■ WHAT TO DO
Using the records that follow, reproduce exactly the lines starting at the line containing "Reproduce this chart with Apache ECharts." and ending at the line containing "60.85, 60.3, 60.0]". Include both end lines and no pictures.

——

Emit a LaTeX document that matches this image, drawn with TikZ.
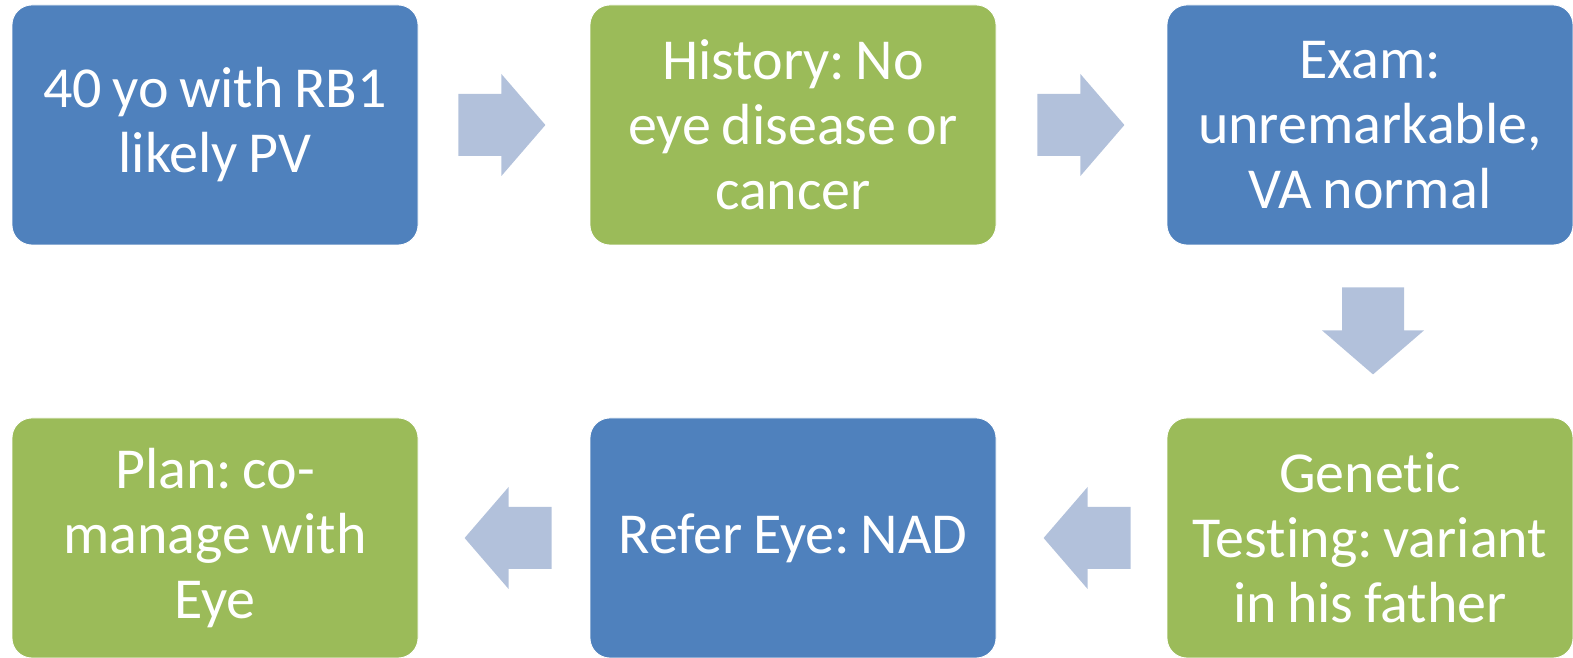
\documentclass[tikz,border=0pt]{standalone}
\usepackage{fontspec}
\setmainfont{Carlito}[Ligatures={NoCommon,NoContextual}, WordSpace=0.8]
\usetikzlibrary{calc}
\definecolor{stepblue}{HTML}{4F81BD}
\definecolor{stepgreen}{HTML}{9BBB59}
\definecolor{arrowblue}{HTML}{B2C1DB}
\frenchspacing
\begin{document}
\begin{tikzpicture}[x=1pt,y=1pt,
  stepbox/.style={rectangle, rounded corners=20pt, minimum width=406pt,
    minimum height=240pt, inner sep=0pt, align=center, text=white,
    draw=white, line width=0.8pt,
    font=\fontsize{58}{65}\selectfont},
  bluebox/.style={stepbox, fill=stepblue},
  greenbox/.style={stepbox, fill=stepgreen},
  flowarrow/.pic={\fill[arrowblue] (0,-31) -- (43,-31) -- (43,-51) -- (87,0)
    -- (43,51) -- (43,31) -- (0,31) -- cycle;}]
\useasboundingbox (0,0) rectangle (1573,658);
% top row
\node[bluebox]  (start)   at (215,533)  {40 yo with RB1\\likely PV};
\node[greenbox] (history) at (793,533)  {History: No\\eye disease or\\cancer};
\node[bluebox]  (exam)    at (1370,533) {Exam:\\unremarkable,\\VA normal};
% bottom row
\node[greenbox] (genetic) at (1370,120) {Genetic\\Testing: variant\\in his father};
\node[bluebox]  (refer)   at (793,120)  {Refer Eye: NAD};
\node[greenbox] (plan)    at (215,120)  {Plan: co-\\manage with\\Eye};
% block arrows between the steps
\path ($(start.east)+(40,0)$) pic {flowarrow};
\path ($(history.east)+(41,0)$) pic {flowarrow};
\path ($(exam.south)+(3,-42)$) pic[rotate=-90] {flowarrow};
\path ($(genetic.west)+(-36,0)$) pic[rotate=180] {flowarrow};
\path ($(refer.west)+(-38,0)$) pic[rotate=180] {flowarrow};
\end{tikzpicture}
\end{document}
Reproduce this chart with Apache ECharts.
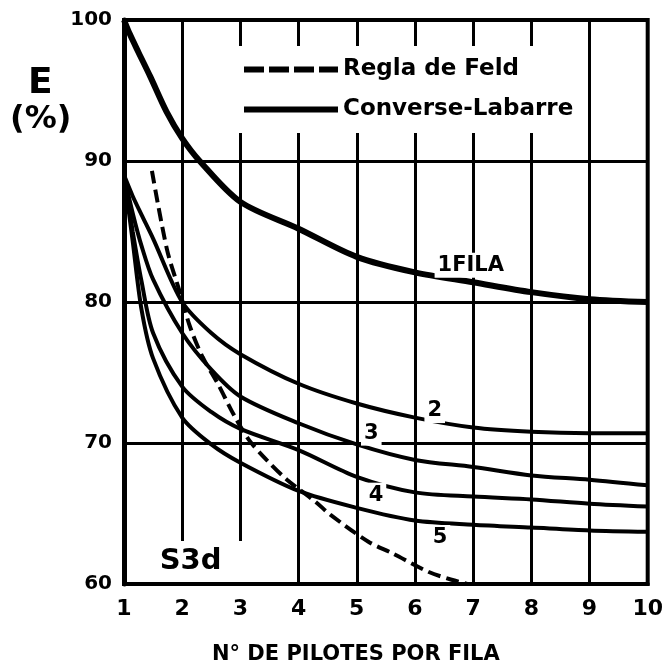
<!DOCTYPE html>
<html>
<head>
<meta charset="utf-8">
<script src="https://cdn.jsdelivr.net/npm/echarts@6/dist/echarts.min.js"></script>
<style>
  html, body { margin: 0; padding: 0; background: #fff; }
  #chart { width: 666px; height: 672px; }
</style>
</head>
<body>
<div id="chart"></div>
<script>
// eficiencia E (%) segun n de pilotes por fila
const xFila1 = [1, 1.1, 1.25, 1.45, 1.73, 2, 2.3, 3, 4, 5, 6, 7, 8, 9, 10]
const fila1 = [100, 99, 97.7, 96, 93.5, 91.6, 90, 87.1, 85.2, 83.2, 82.1, 81.4, 80.7, 80.2, 80.0]

const xFilas = [1, 1.15, 1.3, 1.5, 2, 2.5, 3, 4, 5, 6, 7, 8, 9, 10]
const fila2 = [89, 87.5, 86.2, 84.5, 80.0, 77.8, 76.3, 74.2, 72.8, 71.8, 71.1, 70.8, 70.7, 70.7]
const fila3 = [89, 86.3, 84.0, 81.6, 77.8, 75.2, 73.3, 71.4, 69.9, 68.8, 68.3, 67.7, 67.4, 67.0]
const fila4 = [89, 85.0, 81.5, 77.8, 74.0, 72.2, 71.0, 69.5, 67.6, 66.5, 66.2, 66.0, 65.7, 65.5]
const fila5 = [89, 84.3, 79.5, 76.0, 71.8, 69.9, 68.6, 66.6, 65.4, 64.5, 64.2, 64.0, 63.8, 63.7]

// regla de Feld (trazo discontinuo)
const xFeld = [1.48, 1.74, 1.96, 2.13, 2.35, 2.6, 2.9, 3.15, 3.45, 3.8, 4.3, 4.55, 5.2, 5.6, 6.24, 6.63, 6.9]
const feld = [89.3, 83.7, 80.7, 78.3, 76.1, 74.3, 71.9, 70.2, 68.8, 67.4, 65.8, 64.9, 63.0, 62.2, 60.85, 60.3, 60.0]

// rotulos de las curvas
const rotulos = ['1FILA', '2', '3', '4', '5', 'S3d']
const rotX = [6.96, 6.34, 5.25, 5.33, 6.43, 2.35]
const rotY = [82.6, 72.3, 70.7, 66.3, 63.3, 61.6]

const xTicks = [1, 2, 3, 4, 5, 6, 7, 8, 9, 10]
const yTicks = [60, 70, 80, 90, 100]

const pares = (xs, ys) => xs.map((x, i) => [x, ys[i]])

const font = 'DejaVu Sans'
const myChart = echarts.init(document.getElementById('chart'))

const curva = (data, width) => ({
  name: 'Converse-Labarre',
  type: 'line',
  data: data,
  symbol: 'none',
  smooth: 0.3,
  color: '#000',
  lineStyle: { color: '#000', width: width },
  z: 3
})

// iconos de la leyenda: trazo discontinuo y continuo
const iconoFeld = 'path://M0 0H20V6H0Z M25 0H45V6H25Z M50 0H70V6H50Z M75 0H94V6H75Z'
const iconoCL = 'path://M0 0H94V6H0Z'

myChart.setOption({
  animation: false,
  backgroundColor: '#fff',
  grid: {
    left: 124,
    right: 14,
    top: 20,
    bottom: 88,
    show: true,
    borderColor: '#000',
    borderWidth: 4,
    z: 1
  },
  legend: {
    orient: 'vertical',
    left: 238,
    top: 46,
    padding: [12, 8, 12, 6],
    itemGap: 17,
    itemWidth: 94,
    itemHeight: 6,
    backgroundColor: '#fff',
    textStyle: { fontFamily: font, fontWeight: 'bold', fontSize: 23, color: '#000' },
    data: [
      { name: 'Regla de Feld', icon: iconoFeld, itemStyle: { color: '#000' } },
      { name: 'Converse-Labarre', icon: iconoCL, itemStyle: { color: '#000' } }
    ]
  },
  xAxis: {
    type: 'value',
    min: 1,
    max: 10,
    interval: 1,
    name: 'N° DE PILOTES POR FILA',
    nameLocation: 'middle',
    nameGap: 60,
    nameTextStyle: { fontFamily: font, fontWeight: 'bold', fontSize: 21, color: '#000', padding: [0, 60, 0, 0] },
    axisLine: { lineStyle: { color: '#000', width: 4 } },
    axisTick: { show: false },
    axisLabel: {
      margin: 14,
      fontFamily: font, fontWeight: 'bold', fontSize: 22, color: '#000',
      formatter: v => (xTicks.includes(v) ? String(v) : '')
    },
    splitLine: { lineStyle: { color: '#000', width: 3 } }
  },
  yAxis: {
    type: 'value',
    min: 60,
    max: 100,
    interval: 10,
    axisLine: { show: true, lineStyle: { color: '#000', width: 5 } },
    axisTick: { show: false },
    axisLabel: {
      margin: 12,
      fontFamily: font, fontWeight: 'bold', fontSize: 20, color: '#000',
      formatter: v => (yTicks.includes(v) ? String(v) : '')
    },
    splitLine: {
      lineStyle: { color: '#000', width: 3 }
    }
  },
  graphic: [
    { type: 'text', left: 28, top: 66, style: { text: 'E', font: 'bold 36px "DejaVu Sans"', fill: '#000' } },
    { type: 'text', left: 10, top: 104, style: { text: '(%)', font: 'bold 32px "DejaVu Sans"', fill: '#000' } }
  ],
  series: [
    {
      name: 'Regla de Feld',
      type: 'line',
      data: pares(xFeld, feld),
      symbol: 'none',
      smooth: 0.3,
      color: '#000',
      lineStyle: { color: '#000', width: 4, type: [13, 6] },
      z: 3
    },
    curva(pares(xFila1, fila1), 6),
    curva(pares(xFilas, fila2), 4),
    curva(pares(xFilas, fila3), 4),
    curva(pares(xFilas, fila4), 4),
    curva(pares(xFilas, fila5), 4),
    {
      name: 'rotulos',
      type: 'scatter',
      symbolSize: 0,
      itemStyle: { opacity: 1 },
      data: rotulos.map((t, i) => {
        const item = { name: t, value: [rotX[i], rotY[i]] }
        if (t === 'S3d') {
          item.label = { fontSize: 29, fontWeight: 'bold', padding: [12, 26, 0, 2] }
        }
        return item
      }),
      label: {
        show: true,
        position: 'inside',
        formatter: p => p.name,
        fontFamily: font,
        fontWeight: 'bold',
        fontSize: 21,
        color: '#000',
        textBorderWidth: 0,
        backgroundColor: '#fff',
        padding: [2, 3]
      },
      z: 5
    }
  ]
})
</script>
</body>
</html>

——

■ RESPONSE TO THIS TASK
Reproduce this chart with Apache ECharts.
<!DOCTYPE html>
<html>
<head>
<meta charset="utf-8">
<script src="https://cdn.jsdelivr.net/npm/echarts@6/dist/echarts.min.js"></script>
<style>
  html, body { margin: 0; padding: 0; background: #fff; }
  #chart { width: 666px; height: 672px; }
</style>
</head>
<body>
<div id="chart"></div>
<script>
// eficiencia E (%) segun n de pilotes por fila
const xFila1 = [1, 1.1, 1.25, 1.45, 1.73, 2, 2.3, 3, 4, 5, 6, 7, 8, 9, 10]
const fila1 = [100, 99, 97.7, 96, 93.5, 91.6, 90, 87.1, 85.2, 83.2, 82.1, 81.4, 80.7, 80.2, 80.0]

const xFilas = [1, 1.15, 1.3, 1.5, 2, 2.5, 3, 4, 5, 6, 7, 8, 9, 10]
const fila2 = [89, 87.5, 86.2, 84.5, 80.0, 77.8, 76.3, 74.2, 72.8, 71.8, 71.1, 70.8, 70.7, 70.7]
const fila3 = [89, 86.3, 84.0, 81.6, 77.8, 75.2, 73.3, 71.4, 69.9, 68.8, 68.3, 67.7, 67.4, 67.0]
const fila4 = [89, 85.0, 81.5, 77.8, 74.0, 72.2, 71.0, 69.5, 67.6, 66.5, 66.2, 66.0, 65.7, 65.5]
const fila5 = [89, 84.3, 79.5, 76.0, 71.8, 69.9, 68.6, 66.6, 65.4, 64.5, 64.2, 64.0, 63.8, 63.7]

// regla de Feld (trazo discontinuo)
const xFeld = [1.48, 1.74, 1.96, 2.13, 2.35, 2.6, 2.9, 3.15, 3.45, 3.8, 4.3, 4.55, 5.2, 5.6, 6.24, 6.63, 6.9]
const feld = [89.3, 83.7, 80.7, 78.3, 76.1, 74.3, 71.9, 70.2, 68.8, 67.4, 65.8, 64.9, 63.0, 62.2, 60.85, 60.3, 60.0]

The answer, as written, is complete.